Thursday, 20 September

Istanbul Diary: Turkey is a Land of Paradox



According to Fuat Keyman, Director of the Istanbul Policy Center (IPC) at Sabanci University, modern Turkey has been rapidly changing in the past ten years.

2007, the year of the last parliamentary election in Turkey, was a watershed event in this regard. It was also the year when Hrant Dink was gunned down in front of the Agos offices. Keyman told me that changes are occurring in all sectors of society.

The analyst says that after 2007, Turkey can be labelled a country of "paradoxes".

The first is that Turkey is actively engaged politically not only in the region (Caucasus, Middle East), but further afield, in south-eastern Asia, Africa, South America and elsewhere. A number of Turkish embassies have recently been open in Africa. Turkey is the second largest donor country in Africa after China, Keyman says.

This activism, however, is contradicted by Turkey's innate diplomatic wariness and scepticism. A recent example is the freezing of Armenian-Turkish rapprochement.

The second paradox is that Turkey has taken a visible spot on the world stage. The rapid growth of tourism in Turkey and the ascendance of Istanbul are examples of Turkey becoming much more visible internationally.

Parallel to Turkey's economic upturn, however, has been a schism within Turkish society. The analyst conditionally breaks down Turkish society into three sections – Western (mostly western views), Middle (conservative world outlook) and South-eastern (mostly Kurdish regions). These divisions, both political and social, are getting deeper amongst all three.

Keyman posits that the more Turkey develops economically, the populace should live that much happier. But the discriminatory practices enacted against the groups prove the opposite.

"The more Turkey gets closer to Europe, the greater the country's internal divisions," Keyman says.

Third, the priorities and reality that appear in the social and political sectors contradict one another. Talk continues about democratic process but the army retains its strong role in political affairs.

Fourth, Keyman argues that the Justice and Development Party (AKP) enjoys a dominant, hegemonic position in Turkish politics today. The party has won all nation-wide and local elections since 2002. People are already saying that the AKP will garner 40-45% of the votes in the next election cycle.

It is also interesting to note that the two constitutional reform packages drafted by the party of Prime Minister Erdogan in 2007 and 2010, received widespread popular support.

However, Keyman believes that the very hegemony of the AKP is the prime reason for the social and political schisms in the country. "The more the AKP wins, the more society is split," he observes.

Keyman then said that the problem facing Turkey today is the Kurdish question. He says that there can be no talk of democracy or sustainable economic development in Turkey without its resolution.
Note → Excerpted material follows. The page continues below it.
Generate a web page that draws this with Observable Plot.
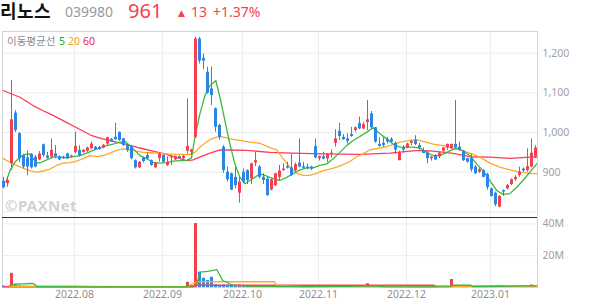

The analyst says that while the pro-Kurdish Peace and Democracy Party (BDP) has an electoral advantage over the AKP in the majority Kurdish regions, it is not sufficient to enter parliament and make changes.

Keyman said the recent decision by Turkey's High Election Board to bar some Kurdish candidates backed by the BDP, ostensibly due to their links to terrorist groups, was a red herring and doesn't advance political plurality and debate.

When I asked Keyman what was the secret to the AKP's success in the political arena, he answered, "It's the policy they practice to achieve transformations, both internally and in foreign affairs."

He also mentioned the recent displays of conservative ideology and nationalism by Erdogan and the AKP.

The recent flap and furor Erdogan raised over the Kars Monument to Peace and Humanity must be viewed in this light, according to Keyman.

"It wasn't done to relay some sort of message to Armenia, but simply a tactical move to garner the votes of the conservative and nationalist circles in the upcoming elections."